Dr Martens has US headache in Q3, but stays ahead of the pack
Bootmaker Dr Martens continued to keep its head well above water in the final three months of the year, although the quarter wasn't without its problems with the US, in particular, causing a few headaches.
The company said on Thursday, that demand for the brand remained “resilient through challenging conditions during the peak trading period of Q3”. But its bad news sent its share price down nearly 20% in early trading.
It saw “a combination of significant operational issues creating a bottleneck at our new LA distribution centre and weaker than anticipated US DTC trading, in part due to unseasonably warm weather”. That means it now expects full-year revenue growth of 11%-13% on an actual currency basis and full-year EBITDA to be between £250 million and £260 million.
During Q3, revenue rose, 9% to £335.9 million, but it was up only 3% at constant exchange rates (CER). For the nine months of the financial year so far, revenue is 12% ahead at £754.5 million and is 5% higher CER.
By channel, E-commerce rose, 5% in Q3 and 6% for the year to date, and Retail was up 21% (16% CER) in the quarter and 29% (23% CER) in the nine months. DTC rose 11% (6% CER) in Q3 and 15% (10% CER) for the year to date. And wholesale was up 7% (or down 1% CER) in the latest three months and up 8% for the nine months.
Clearly, while some of its fashion sector peers might be more than happy with such figures give the tough conditions in 2022 (and specifically the last quarter of the calendar year), they represented something of a comedown for the brand that has been riding high in recent years, hence the share price plunge.
As mentioned, the company said Q3 revenue was below its expectations due to those issues in the US. But it saw “robust” DTC trading overall and EMEA and APAC were in line with expectations.
EMEA, Q3 revenue grew 8% (7% CER) with DTC growth building positively through the quarter to a very strong December. This momentum was led by an excellent Retail performance with 50% (48% CER) growth in December alone. And even with that leap, EMEA E-commerce managed to rise marginally.
America grew 16% (but only 1% CER) and despite the bottleneck issues, there were plenty of signs of “the continued strength of the brand”.
In APAC, Q3 revenue declined 4% (and by the same amount CER) due to China, where a combination of Covid infections and the “orderly managing down of distributor inventory” impacted revenue negatively.
So what about those LA distribution centre (DC) issues? A bottleneck at the LA DC was created by a combination of factors. Inventory was transferred from its Portland DC to its new LA DC faster than planned originally. Plus it accepted requests from some US wholesalers to store direct shipments at its LA DC. And inbound shipping times from its factories to the DC improved significantly resulting in inventory arriving more quickly than anticipated. That's an issue, reported by a number of businesses in recent months as they'd been planning for shipments to stay slow but were taken by surprise as deliveries speeded up.

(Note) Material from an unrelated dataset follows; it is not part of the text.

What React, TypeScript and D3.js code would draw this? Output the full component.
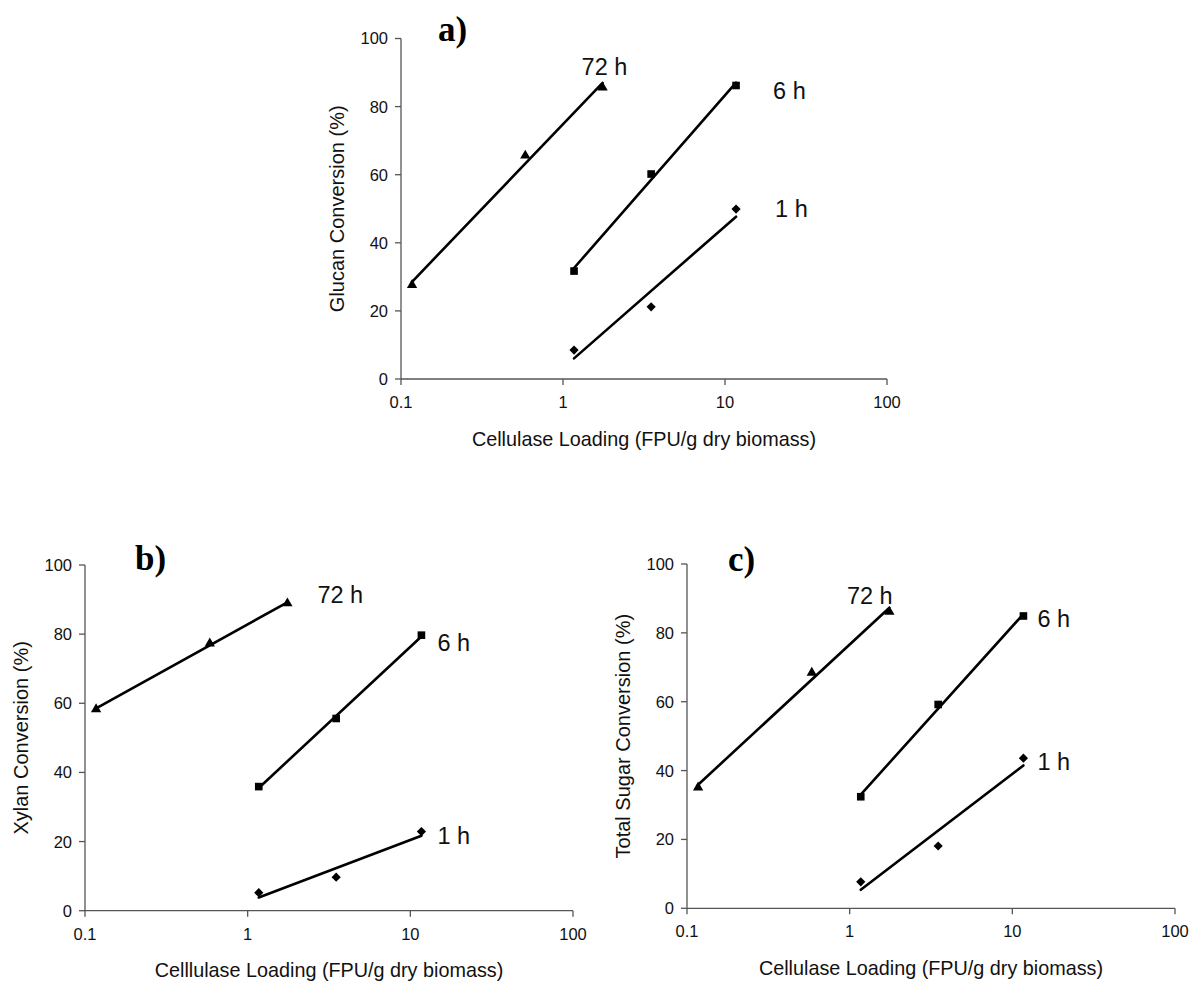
import React from "react";
import * as d3 from "d3";

// Enzyme loadings (FPU/g dry biomass)
const loadings72h = [0.117, 0.585, 1.755];
const loadingsShort = [1.17, 3.5, 11.7];

// a) Glucan conversion (%)
const glucan72h = [27.6, 65.6, 85.6];
const glucan6h = [31.7, 60.2, 86.2];
const glucan1h = [8.5, 21.2, 49.9];

// b) Xylan conversion (%)
const xylan72h = [58.3, 77.3, 88.9];
const xylan6h = [35.9, 55.6, 79.7];
const xylan1h = [5.2, 9.7, 22.9];

// c) Total sugar conversion (%)
const total72h = [35.1, 68.4, 86.1];
const total6h = [32.4, 59.2, 84.9];
const total1h = [7.7, 18.1, 43.6];

const seriesNames = ["72 h", "6 h", "1 h"];
const xTickValues = [0.1, 1, 10, 100];
const xTickLabels = ["0.1", "1", "10", "100"];
const yTickValues = [0, 20, 40, 60, 80, 100];

type Marker = "triangle" | "square" | "diamond";

interface Series {
  name: string;
  xs: number[];
  ys: number[];
  marker: Marker;
  labelDx: number;
  labelDy: number;
}

interface Panel {
  letter: string;
  yTitle: string;
  xTitle: string;
  left: number;
  top: number;
  width: number;
  height: number;
  letterDx: number;
  letterDy: number;
  series: Series[];
}

const panels: Panel[] = [
  {
    letter: "a)",
    yTitle: "Glucan Conversion (%)",
    xTitle: "Cellulase Loading (FPU/g dry biomass)",
    left: 401,
    top: 38.5,
    width: 486,
    height: 340.5,
    letterDx: 37,
    letterDy: 2,
    series: [
      { name: seriesNames[0], xs: loadings72h, ys: glucan72h, marker: "triangle", labelDx: -21, labelDy: -13 },
      { name: seriesNames[1], xs: loadingsShort, ys: glucan6h, marker: "square", labelDx: 37, labelDy: 14 },
      { name: seriesNames[2], xs: loadingsShort, ys: glucan1h, marker: "diamond", labelDx: 39, labelDy: 8 },
    ],
  },
  {
    letter: "b)",
    yTitle: "Xylan Conversion (%)",
    xTitle: "Celllulase Loading (FPU/g dry biomass)",
    left: 85,
    top: 565,
    width: 488,
    height: 345.7,
    letterDx: 50,
    letterDy: 5,
    series: [
      { name: seriesNames[0], xs: loadings72h, ys: xylan72h, marker: "triangle", labelDx: 30, labelDy: 0 },
      { name: seriesNames[1], xs: loadingsShort, ys: xylan6h, marker: "square", labelDx: 16, labelDy: 16 },
      { name: seriesNames[2], xs: loadingsShort, ys: xylan1h, marker: "diamond", labelDx: 16, labelDy: 12 },
    ],
  },
  {
    letter: "c)",
    yTitle: "Total Sugar Conversion (%)",
    xTitle: "Cellulase Loading (FPU/g dry biomass)",
    left: 687,
    top: 564,
    width: 488,
    height: 344.3,
    letterDx: 41,
    letterDy: 6.5,
    series: [
      { name: seriesNames[0], xs: loadings72h, ys: total72h, marker: "triangle", labelDx: -42.5, labelDy: -7.5 },
      { name: seriesNames[1], xs: loadingsShort, ys: total6h, marker: "square", labelDx: 14, labelDy: 11 },
      { name: seriesNames[2], xs: loadingsShort, ys: total1h, marker: "diamond", labelDx: 14, labelDy: 11.5 },
    ],
  },
];

const SANS = "'Liberation Sans', Arial, sans-serif";
const SERIF = "'Liberation Serif', 'Times New Roman', serif";
const AXIS_COLOR = "#555";

// Least-squares fit of y against log10(x): Excel-style logarithmic trendline
function logFit(xs: number[], ys: number[]) {
  const lx = xs.map((v) => Math.log10(v));
  const mx = d3.mean(lx) as number;
  const my = d3.mean(ys) as number;
  let sxy = 0;
  let sxx = 0;
  lx.forEach((v, i) => {
    sxy += (v - mx) * (ys[i] - my);
    sxx += (v - mx) * (v - mx);
  });
  const slope = sxy / sxx;
  const intercept = my - slope * mx;
  return (x: number) => intercept + slope * Math.log10(x);
}

function markerPath(kind: Marker): string {
  if (kind === "triangle") {
    return d3.symbol(d3.symbolTriangle, 46)() as string;
  }
  if (kind === "square") {
    return d3.symbol(d3.symbolSquare, 58)() as string;
  }
  // square rotated 45 degrees
  const r = 4.6;
  return `M0,${-r}L${r},0L0,${r}L${-r},0Z`;
}

function PanelChart({ p }: { p: Panel }) {
  const x = d3
    .scaleLog()
    .domain([0.1, 100])
    .range([p.left, p.left + p.width]);
  const y = d3
    .scaleLinear()
    .domain([0, 100])
    .range([p.top + p.height, p.top]);
  const bottom = p.top + p.height;
  const line = d3
    .line<number>()
    .x((d) => x(d))
    .y((d) => d);

  return (
    <g>
      {/* axes */}
      <line x1={p.left} x2={p.left} y1={p.top} y2={bottom} stroke={AXIS_COLOR} strokeWidth={1.3} />
      <line x1={p.left} x2={p.left + p.width} y1={bottom} y2={bottom} stroke={AXIS_COLOR} strokeWidth={1.3} />
      {yTickValues.map((t) => (
        <g key={"y" + t}>
          <line x1={p.left - 6} x2={p.left} y1={y(t)} y2={y(t)} stroke={AXIS_COLOR} strokeWidth={1.3} />
          <text
            x={p.left - 13}
            y={y(t)}
            dy="0.36em"
            textAnchor="end"
            fontFamily={SANS}
            fontSize={16.5}
            fill="#111"
          >
            {t}
          </text>
        </g>
      ))}
      {xTickValues.map((t, i) => (
        <g key={"x" + t}>
          <line x1={x(t)} x2={x(t)} y1={bottom} y2={bottom + 6} stroke={AXIS_COLOR} strokeWidth={1.3} />
          <text
            x={x(t)}
            y={bottom + 29}
            textAnchor="middle"
            fontFamily={SANS}
            fontSize={16.5}
            fill="#111"
          >
            {xTickLabels[i]}
          </text>
        </g>
      ))}
      {/* axis titles */}
      <text
        x={p.left + p.width / 2}
        y={bottom + 66.5}
        textAnchor="middle"
        fontFamily={SANS}
        fontSize={19.8}
        fill="#111"
      >
        {p.xTitle}
      </text>
      <text
        transform={`translate(${p.left - 64},${p.top + p.height / 2}) rotate(-90)`}
        textAnchor="middle"
        dominantBaseline="central"
        fontFamily={SANS}
        fontSize={20}
        fill="#111"
      >
        {p.yTitle}
      </text>
      {/* panel letter */}
      <text
        x={p.left + p.letterDx}
        y={p.top + p.letterDy}
        fontFamily={SERIF}
        fontWeight="bold"
        fontSize={35}
        fill="#000"
      >
        {p.letter}
      </text>
      {/* series: trendline, markers, label */}
      {p.series.map((s) => {
        const fit = logFit(s.xs, s.ys);
        const x0 = s.xs[0];
        const x1 = s.xs[s.xs.length - 1];
        const ends = [x0, x1];
        const path = d3
          .line<number>()
          .x((d) => x(d))
          .y((d) => y(fit(d)))(ends) as string;
        const lastX = x(x1);
        const lastY = y(s.ys[s.ys.length - 1]);
        return (
          <g key={s.name}>
            <path d={path} fill="none" stroke="#000" strokeWidth={2.6} strokeLinecap="round" />
            {s.xs.map((xv, i) => (
              <path
                key={i}
                d={markerPath(s.marker)}
                transform={`translate(${x(xv)},${y(s.ys[i])})`}
                fill="#000"
              />
            ))}
            <text
              x={lastX + s.labelDx}
              y={lastY + s.labelDy}
              fontFamily={SANS}
              fontSize={23.5}
              fill="#111"
            >
              {s.name}
            </text>
          </g>
        );
      })}
    </g>
  );
}

export default function App() {
  return (
    <svg
      width={1195}
      height={984}
      viewBox="0 0 1195 984"
      style={{ position: "absolute", left: 0, top: 0, background: "#fff" }}
    >
      <rect x={0} y={0} width={1195} height={984} fill="#fff" />
      {panels.map((p) => (
        <PanelChart key={p.letter} p={p} />
      ))}
    </svg>
  );
}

The company has taken steps to resolve the issues, including opening temporary warehouses nearby and increasing work shifts at the LA DC. It added that “the most experienced members of the EMEA and global supply chain teams are now in LA to ensure these plans are implemented successfully”.
It said the impact of lost wholesale revenue and incurred costs as a result of the problems will reduce FY23 EBITDA by £16million-£25 million, “depending upon the pace at which we resolve the issues and normalise operations at the DC”.
We’ve already mentioned the outlook for the rest of the current financial year (FY23) due to those specific issues and Dr Martens added that revenue growth for FY24 will have its own challenges.
It has been “reviewing the strategic and economic benefits of continuing to sell into pureplay wholesale e-commerce accounts, particularly in EMEA, and as a result, we have therefore decided to reduce volume into these accounts in FY24. Over time, the benefit will be to underpin DTC mix expansion, but in FY24, revenue growth will be impacted”.
That said, revenue growth will still be at a level some others would envy with the firm predicting it will be in mid-to-high single digits on a constant currency basis.